# sewer machine



## jdistel (Dec 29, 2010)

Looking to invest in a new sewer machine, was wanting some of your opinions on units that you may have or used. Looking at cable machine, 3/4" cable, drum. I have used the Rigid 750 seems a little weak with 100' of cable. Been looking at Spartan, Trojan, and Rigid. Thank you for the help.


----------



## SlickRick (Sep 3, 2009)

*Hello! Introduction Requested* 
An intro is requested from all new members. In case you missed it, here is the link. http://www.plumbingzone.com/f3/.

The PZ is for Plumbing Professionals ( those engaged in the plumbing profession)

Post an intro and tell our members where you are from, yrs in the trade, and your area(s) of expertise in the plumbing field.

This info helps members who are waiting to welcome you to the best plumbing site there is.
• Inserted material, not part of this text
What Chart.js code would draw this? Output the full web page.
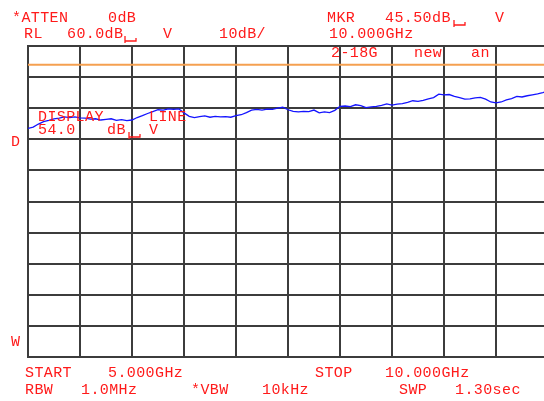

We look forward to your valuable input.


----------



## Magic Touch III (Dec 27, 2010)

*Drum Machines*

I feel it comes down to personal preference once your considering the top 5 brands..... It's kinda like a Chevy Ford thing..They are all good... I have never run a K750 that felt weak at 100' though...In my younger years I used a General Maxirooter loaded with 100' of 3/4" cable..it was a 3/4 horse ..it pulled strong but weighed in at aprox. 250 lbs..& thats alot for a single operator to lift in an area where cleanouts are located in the basements most of the time.. and I believe the K750 has a 1/2 horse..I dont think ridgid offers a 3/4 horse on the K750 but I could be wrong on that.....At my age I cant lift like I could in my younger years.,, so I've switched to a Speedooter and down sized to 5/8" cable and that machine is at the shop...My back told me to go sectional which I have done... If you want more torque I suggest the K7500 or Spartan 1065 or 2001... Also I have found when you get bogged down its happening for a reason... you might want to come out of the line and check your cutter to see if it is balled up with roots or other things..clean it off and then go at it again..In general unless your having motor failure if the machine bogs down there is a good reason ...When my cable speak to me I listen...Tom


----------



## markltguy (Dec 31, 2010)

Just getting into residential service. What is an inexpensive brand to get started with and what size would be a "beginner" model?


----------



## Hillside (Jan 22, 2010)

i use gorlitz machines, go15 go50 & the go68 hd http://www.gorlitz.com/drain-cleaning-machine/info_17.html is one of my favorites the thing has massive torque with a 3/4 hp motor, powerfeed is a must have, u can find killer deals on craigslist for big sewer machines that have barely been used, careful though you can also buy someone else's junk machines if your going the used route, good luck :thumbsup:


----------